Verifiability — Each task has a deterministic evaluation procedure ensuring objective scoring (93.2% of tasks).

Three difficulty tiers: - Near-Term (top 38.1% of tasks solvable) — approximates tasks current frontier agents can handle - Full-Spectrum (22.7% solvable) — representative of professional-level work - Last-Exam (<1% solvable) — the hardest tasks, beyond any current system

The evaluation pipeline: Task Specification → Agent → Remote VM Environment → Deterministic Scoring.

Failure taxonomy derived from agent runs: - Understanding 31%: Domain knowledge errors (25%), Hallucination (6%) - Approach 47%: Wrong strategy (30%), Incomplete solution (17%) - Execution 22%: Implementation bugs, tool misuse, environment interaction errors

Key Results¶

Setting	Metric	Result
Task instances	Total across 55 subfields	1,490
Score	Near-Term tier solvable	38.1%
Score	Full-Spectrum tier solvable	22.7%
Score	Last-Exam tier solvable	<1%
Deterministic scoring	Fraction of tasks	93.2%
Model choice spread	vs harness choice spread	3×
Most common failure	Wrong strategy (Approach)	30%

Model choice accounts for 3× the performance spread of harness choice, suggesting the underlying model capability is the dominant factor.

Contributions¶

Large-scale, multi-domain benchmark (1,490 tasks, 55 subfields, 13 clusters) designed specifically for economically valuable AI work.
Three-tier difficulty structure that provides clear capability baselines and headroom even for frontier models.
Detailed failure taxonomy derived from real agent runs, providing actionable diagnostics for system improvement.
Demonstrates that model choice dominates harness choice by a 3× factor — an important finding for practitioners.

Strengths¶

Real economic grounding: Tasks are designed by domain experts to reflect actual professional workflows, not academic toy problems.
Deterministic evaluation: 93.2% objective scoring eliminates the subjectivity and grader-noise problems plaguing LLM-as-judge evaluations.
Actionable failure taxonomy: Understanding how agents fail (47% approach errors vs 22% execution errors) directly informs where to focus engineering effort.
The 3× model-vs-harness finding: A provocative result that challenges the "harness engineering > model capability" narrative common in the agent community.

Weaknesses / Limitations¶

Single-vendor construction: 250+ domain experts from a single institution (UC Berkeley) may introduce systematic bias in task selection and difficulty calibration.
VM-based evaluation cost: Running agents in remote VMs for each task instance is expensive and may limit benchmark accessibility for smaller labs.
Economic value proxy: Tasks are designed to reflect "economically valuable work" but the mapping from task performance to actual economic productivity is not validated.
Rapid saturation risk: The <1% Last-Exam tier may be solved faster than expected given the pace of AI progress.

Connections & Follow-ups¶

Situated in the lineage of agent benchmarks: SWE-bench (software engineering), WebArena (web tasks), AgentBench (general agent), and GAIA (assistant agents).

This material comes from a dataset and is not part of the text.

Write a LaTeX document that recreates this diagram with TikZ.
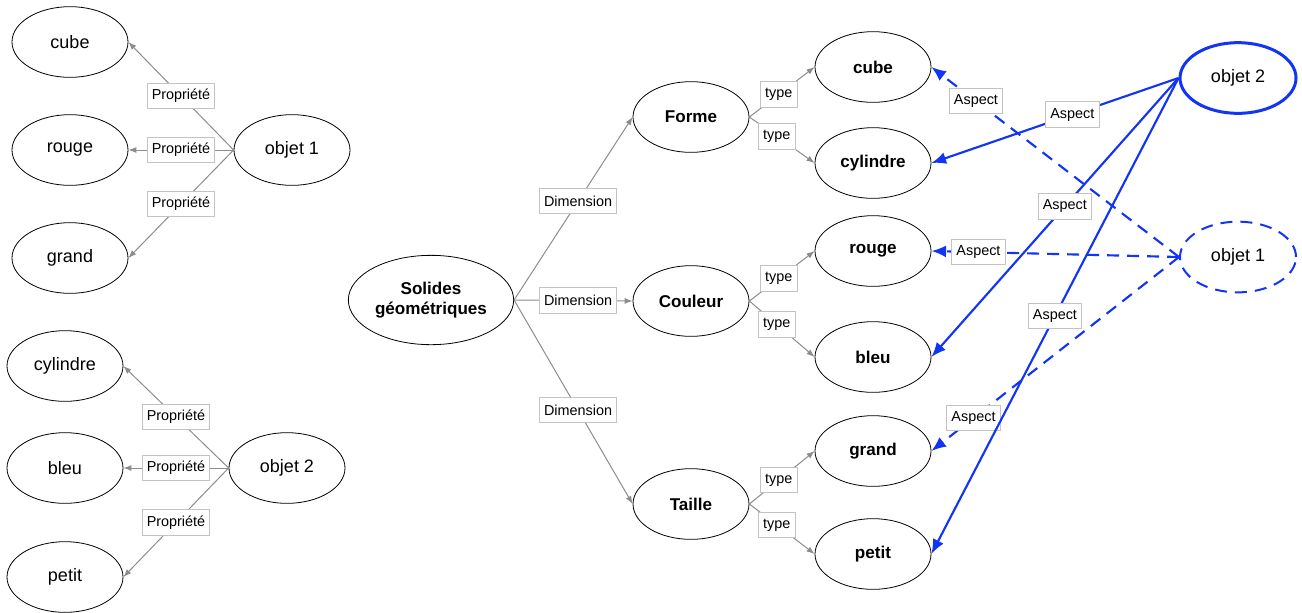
\documentclass[tikz,border=0pt]{standalone}
\usepackage{fontspec}
\setmainfont{Liberation Sans}
\usetikzlibrary{shapes.geometric,arrows.meta}
\definecolor{ablue}{RGB}{18,52,245}
\definecolor{egray}{RGB}{140,140,140}
\definecolor{lgray}{RGB}{195,195,195}
\begin{document}
\begin{tikzpicture}[x=0.75pt,y=-0.75pt,
 ell/.style={ellipse,draw,line width=0.6pt,minimum width=87pt,minimum height=53pt,inner sep=0pt,font=\fontsize{13.5}{16}\selectfont},
 bell/.style={ell,font=\fontsize{12.8}{15.5}\selectfont\bfseries},
 lab/.style={draw=lgray,fill=white,solid,line width=0.6pt,inner xsep=3.5pt,inner ysep=0pt,minimum height=19pt,font=\fontsize{10.8}{12}\selectfont,text=black},
 garr/.style={draw=egray,line width=0.75pt,-{Latex[length=6pt,width=4.5pt]}},
 barr/.style={draw=ablue,line width=1.6pt,-{Latex[length=11pt,width=9pt]}},
 bdash/.style={barr,dash pattern=on 9pt off 6pt},
]
\useasboundingbox (0,0) rectangle (1302,612);

% left group 1
\node[ell] (lcube)  at (70,42)  {cube};
\node[ell] (lrouge) at (70,150) {rouge};
\node[ell] (lgrand) at (70,258) {grand};
\node[ell] (lo1)    at (292,150) {objet 1};
\draw[garr] (lo1.west) -- node[lab]{Propriété} (lcube.east);
\draw[garr] (lo1.west) -- node[lab]{Propriété} (lrouge.east);
\draw[garr] (lo1.west) -- node[lab]{Propriété} (lgrand.east);

% left group 2
\node[ell] (lcyl)   at (65,366) {cylindre};
\node[ell] (lbleu)  at (65,468) {bleu};
\node[ell] (lpetit) at (65,577) {petit};
\node[ell] (lo2)    at (287,468) {objet 2};
\draw[garr] (lo2.west) -- node[lab]{Propriété} (lcyl.east);
\draw[garr] (lo2.west) -- node[lab]{Propriété} (lbleu.east);
\draw[garr] (lo2.west) -- node[lab]{Propriété} (lpetit.east);

% middle tree
\node[bell,align=center,minimum width=124pt,minimum height=67pt] (sol) at (431,300) {Solides\\géométriques};
\node[bell] (forme)  at (691,117) {Forme};
\node[bell] (coul)   at (691,301) {Couleur};
\node[bell] (taille) at (691,504) {Taille};
\node[bell] (mcube)  at (873,67)  {cube};
\node[bell] (mcyl)   at (873,163) {cylindre};
\node[bell] (mrouge) at (873,251) {rouge};
\node[bell] (mbleu)  at (873,357) {bleu};
\node[bell] (mgrand) at (873,451) {grand};
\node[bell] (mpetit) at (873,554) {petit};

\draw[garr] (sol.east) -- node[lab,pos=0.54]{Dimension} (forme.west);
\draw[garr] (sol.east) -- node[lab,pos=0.54]{Dimension} (coul.west);
\draw[garr] (sol.east) -- node[lab,pos=0.54]{Dimension} (taille.west);

\draw[garr] (forme.east) -- node[lab,pos=0.45]{type} (mcube.west);
\draw[garr] (forme.east) -- node[lab,pos=0.42]{type} (mcyl.west);
\draw[garr] (coul.east) -- node[lab,pos=0.45]{type} (mrouge.west);
\draw[garr] (coul.east) -- node[lab,pos=0.42]{type} (mbleu.west);
\draw[garr] (taille.east) -- node[lab,pos=0.45]{type} (mgrand.west);
\draw[garr] (taille.east) -- node[lab,pos=0.42]{type} (mpetit.west);

% objects on the right
\node[ell,draw=ablue,line width=2.25pt] (ro2) at (1238,78) {objet 2};
\node[ell,draw=ablue,line width=1.5pt,dash pattern=on 9pt off 6pt] (ro1) at (1238,257) {objet 1};

\draw[bdash] (ro1.west) -- node[lab,pos=0.82]{Aspect} (mcube.east);
\draw[bdash] (ro1.west) -- node[lab,pos=0.81]{Aspect} (mrouge.east);
\draw[bdash] (ro1.west) -- node[lab,pos=0.83]{Aspect} (mgrand.east);

\draw[barr] (ro2.west) -- node[lab,pos=0.43]{Aspect} (mcyl.east);
\draw[barr] (ro2.west) -- node[lab,pos=0.46]{Aspect} (mbleu.east);
\draw[barr] (ro2.west) -- node[lab,pos=0.50]{Aspect} (mpetit.east);
\end{tikzpicture}
\end{document}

ALE distinguishes itself through breadth (13 industry clusters) and economic relevance criteria. The three-tier design mirrors the "saturation → harder → saturation" pattern seen in MMLU → MMLU-Pro → MMLU-Redux. The failure taxonomy provides a useful framework for interpreting results on other agent benchmarks as well.

My Take¶

ALE is a welcome contribution to the benchmarking ecosystem. The economic-relevance criterion is an important corrective to benchmarks that measure capabilities without asking "capabilities for what?" The failure taxonomy is particularly valuable — the finding that 47% of errors are approach/strategy failures rather than execution failures suggests that better prompting and planning (not just better coding) is the bottleneck. The 3× model > harness finding will be cited heavily in procurement decisions. My main concern is saturation timeline: if ALE Near-Term is at 38% today, it could be solved in 12-18 months. The Last-Exam tier's <1% baseline provides headroom, but benchmarks are more useful when the middle tier provides resolution.